The last detail is to add the kernel start function (declared in the ENTRY() section in the linker script).

Since all the bootloader information are provided via static variables, the kernel start function doesn't require any particular signature.

Finding Bootloader Tags

Since both multiboot 2 and stivale 2 return their info in linked lists, a brief example of how to traverse these lists is given below. These functions provide a nice abstraction to search the list for a specific tag, rather than manually searching each time.

Multiboot 2

Multiboot 2 gives us a pointer to the multiboot info struct, which contains 2x 32-bit fields. These can be safely ignored, as the list is null-terminated (a tag with a type 0, and size of 8). The first tag is at 8 bytes after the start of the mbi. All the structures and defines used here are available in the header provided by the multiboot specification (check the bottom section, in the example kernel), including the MULTIBOOT_TAG_TYPE_xyz defines (where xyz is a feature described by a tag). For example the memory map is MULTIBOOT_TAG_TYPE_MMAP, and framebuffer is MULTIBOOT_TAG_TYPE_FRAMEBUFFER.

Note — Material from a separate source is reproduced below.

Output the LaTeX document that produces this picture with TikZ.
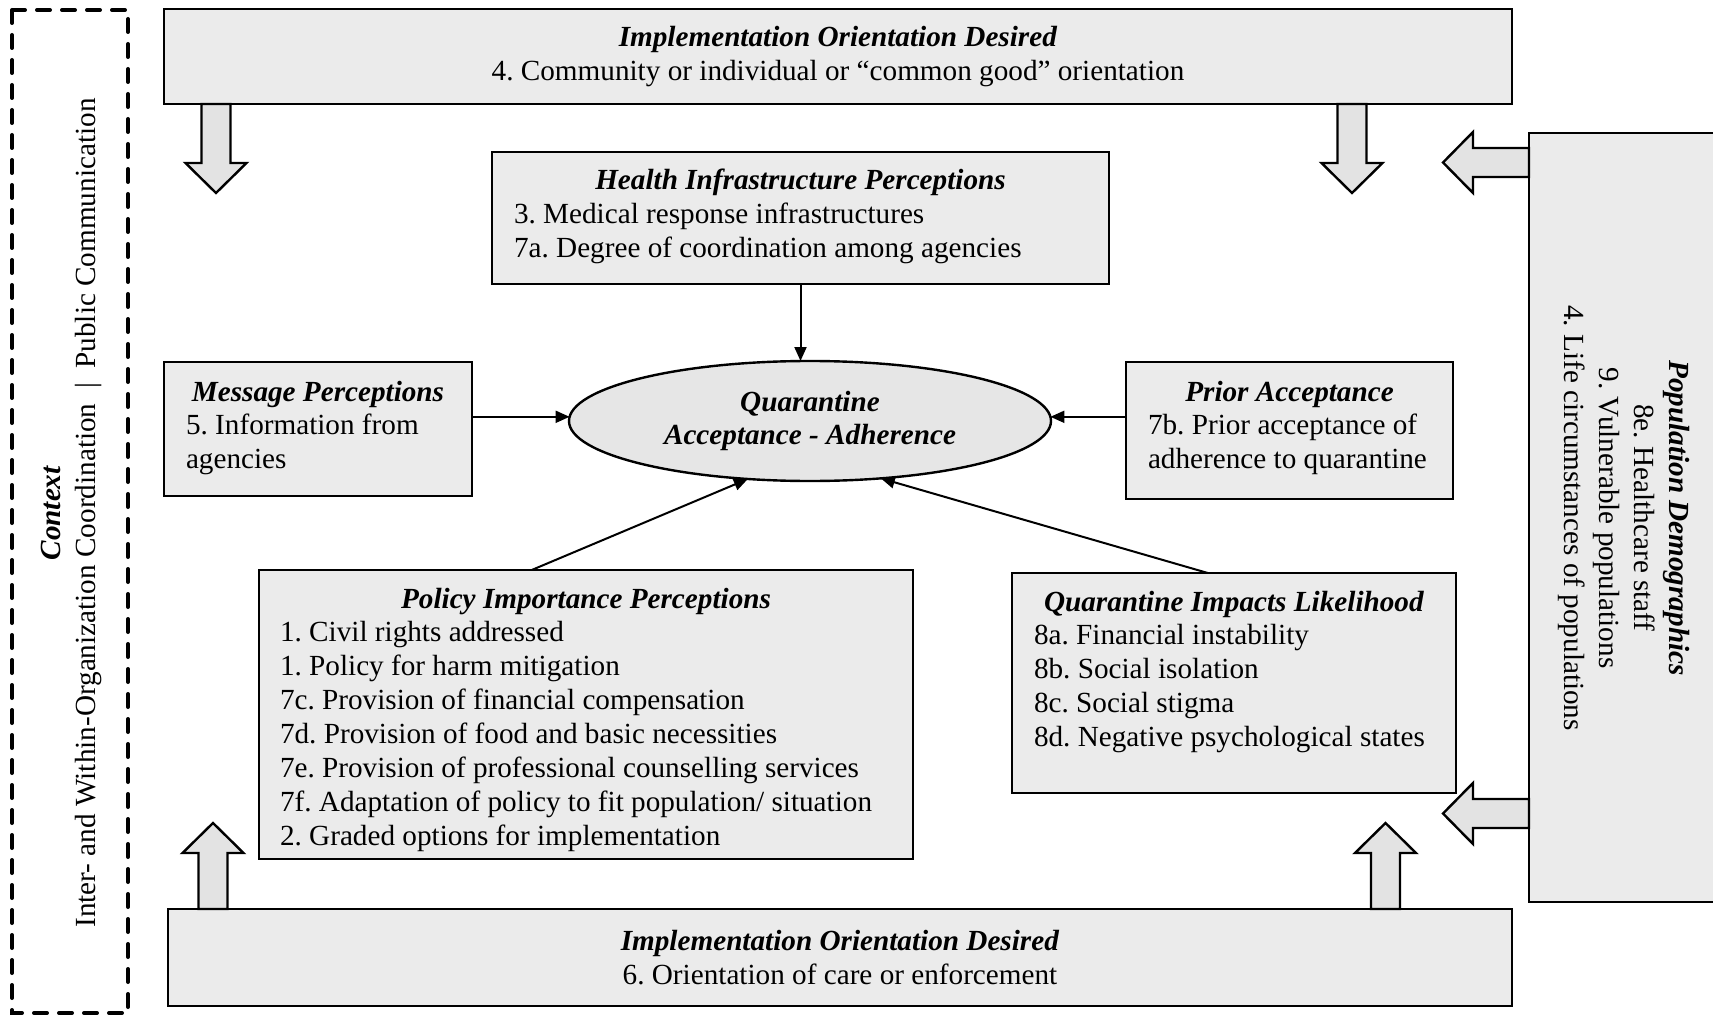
\documentclass[tikz,border=0pt]{standalone}
\usepackage{fontspec}
\setmainfont{Liberation Serif}
\usetikzlibrary{shapes.geometric,arrows.meta,calc}
\definecolor{boxfill}{HTML}{EBEBEB}
\definecolor{arrfill}{HTML}{E3E3E3}
\definecolor{ellfill}{HTML}{E6E6E6}
\newcommand\hdg[1]{\textbf{\textit{#1}}}
\newcommand\hrow[2]{\makebox[#1][c]{\hdg{#2}}\\}
\newcommand\tightsp{\spaceskip=7.3pt plus 1pt minus 1pt\relax}
\begin{document}
\begin{tikzpicture}[x=1pt,y=-1pt,
  every node/.style={font=\fontsize{29.2}{33.7}\selectfont\frenchspacing, inner sep=0pt, outer sep=0pt},
  box/.style={draw, line width=2.6pt, fill=boxfill, rectangle, anchor=north west},
  txt/.style={anchor=base west, align=left, font=\fontsize{29.2}{33.9}\selectfont\frenchspacing, execute at begin node={\tightsp}},
  conn/.style={line width=2pt, -{Triangle[length=14pt,width=12pt]}},
  blk/.style={draw, line width=2.4pt, fill=arrfill, line join=miter},
  rot/.style={align=center, font=\fontsize{29.2}{35}\selectfont\frenchspacing}
]
\useasboundingbox (0,0) rectangle (1713,1016);
\clip (0,0) rectangle (1713,1016);

% context dashed frame
\draw[line width=4pt, dash pattern=on 13pt off 12pt, line cap=round] (12,10) rectangle (128,1013);
\node[rot, rotate=90] (ctx) at (71,513) {\hdg{Context}\\Inter- and Within-Organization Coordination~~|~~Public Communication};

% top and bottom boxes
\node[box, minimum width=1348pt, minimum height=95pt, align=center] (topb) at (164,9)
  {\hdg{Implementation Orientation Desired}\\4. Community or individual or “common good” orientation};
\node[box, minimum width=1344pt, minimum height=97pt, align=center] (botb) at (168,909)
  {\hdg{Implementation Orientation Desired}\\6. Orientation of care or enforcement};

% population box
\node[box, minimum width=240pt, minimum height=769pt] (pop) at (1529,133) {};
\node[rot, rotate=-90] (popt) at (1624,518) {\hdg{Population Demographics}\\8e. Healthcare staff\\9. Vulnerable populations\\4. Life circumstances of populations};

% block arrows
\draw[blk] (201.5,104) -- (201.5,163) -- (185.5,163) -- (216,193) -- (246.5,163) -- (230.5,163) -- (230.5,104) -- cycle;
\draw[blk] (1337.5,104) -- (1337.5,163) -- (1321.5,163) -- (1352,193) -- (1382.5,163) -- (1366.5,163) -- (1366.5,104) -- cycle;
\draw[blk] (198.5,909) -- (198.5,853) -- (182.5,853) -- (213,823) -- (243.5,853) -- (227.5,853) -- (227.5,909) -- cycle;
\draw[blk] (1371,909) -- (1371,853) -- (1355,853) -- (1385.5,823) -- (1416,853) -- (1400,853) -- (1400,909) -- cycle;
\draw[blk] (1529,148) -- (1473,148) -- (1473,132) -- (1443,162.5) -- (1473,193) -- (1473,177) -- (1529,177) -- cycle;
\draw[blk] (1529,799) -- (1473,799) -- (1473,783) -- (1443,813.5) -- (1473,844) -- (1473,828) -- (1529,828) -- cycle;

% inner boxes
\node[box, minimum width=617pt, minimum height=132pt] (hlth) at (492,152) {};
\node[txt, text width=617pt] (hlthtxt) at ($(hlth.north west)+(22,38)$)
  {\hrow{573pt}{Health Infrastructure Perceptions}3. Medical response infrastructures\\7a. Degree of coordination among agencies};

\node[box, minimum width=308pt, minimum height=134pt] (msg) at (164,362) {};
\node[txt, text width=308pt] (msgtxt) at ($(msg.north west)+(22,39)$)
  {\hrow{264pt}{Message Perceptions}5. Information from\\agencies};

\node[box, minimum width=327pt, minimum height=137pt] (prior) at (1126,362) {};
\node[txt, text width=327pt] (priortxt) at ($(prior.north west)+(22,39)$)
  {\hrow{283pt}{Prior Acceptance}7b. Prior acceptance of\\adherence to quarantine};

\node[box, minimum width=654pt, minimum height=289pt] (pol) at (259,570) {};
\node[txt, text width=654pt] (poltxt) at ($(pol.north west)+(21,38)$)
  {\hrow{612pt}{Policy Importance Perceptions}1. Civil rights addressed\\1. Policy for harm mitigation\\7c. Provision of financial compensation\\7d. Provision of food and basic necessities\\7e. Provision of professional counselling services\\7f. Adaptation of policy to fit population/ situation\\2. Graded options for implementation};

\node[box, minimum width=444pt, minimum height=220pt] (imp) at (1012,573) {};
\node[txt, text width=444pt] (imptxt) at ($(imp.north west)+(22,38)$)
  {\hrow{400pt}{Quarantine Impacts Likelihood}8a. Financial instability\\8b. Social isolation\\8c. Social stigma\\8d. Negative psychological states};

% central ellipse
\node[ellipse, draw, line width=2.4pt, fill=ellfill, minimum width=482pt, minimum height=120pt, align=center] (q) at (810,421)
  {\hdg{Quarantine}\\\hdg{Acceptance - Adherence}};

% connectors
\draw[conn] (hlth.south) -- (hlth.south |- q.north);
\draw[conn] (msg.east |- q.179) -- (q.179);
\draw[conn] (prior.west |- q.1) -- (q.1);
\draw[conn] ($(pol.north west)!0.417!(pol.north east)$) -- (q.223);
\draw[conn] ($(imp.north west)!0.441!(imp.north east)$) -- (q.321);
\end{tikzpicture}
\end{document}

//placed in ebx when the kernel is booted
multiboot_info* mbi;

void* multiboot2_find_tag(uint32_t type)
{
    multiboot_tag* tag = (multiboot_tag*)(uintptr_t)mbi + 8);
    while (1)
    {
        if (tag->type == 0 && size == 8)
            return NULL; //we've reached the terminating tag

        if (tag->type == type)
            return tag;

        uintptr_t next_addr = (uintptr_t)tag + tag->size;
        next_addr = (next_addr / 8 + 1) * 8;
        tag = (multiboot_tag*)next_addr;
    }
}

Lets talk about the last three lines of the loop, where we set the tag variable to the next value. The multiboot 2 spec says that tags should always be 8-byte aligned. While this is not a problem most of the time, it is possible we could get a misaligned pointer by simply adding size bytes to the current pointer. So to be on safe side, and spec-compliant, we'll align the value up to the nearest 8 bytes.

Limine

Accessing the bootloader response is very simple, and it doesn't require iterating any list. We just need to read the content of the .response field of the request structure:

//somewhere in the code
if ( framebuffer_request->response != NULL) {
    // Do something with the response
}

Is important to note, for every type of request the response field have a different type, in this case it is a pointer to a struct limine_framebuffer_response, for more info on all the available requests, and repsonses refer to the protocol documentation.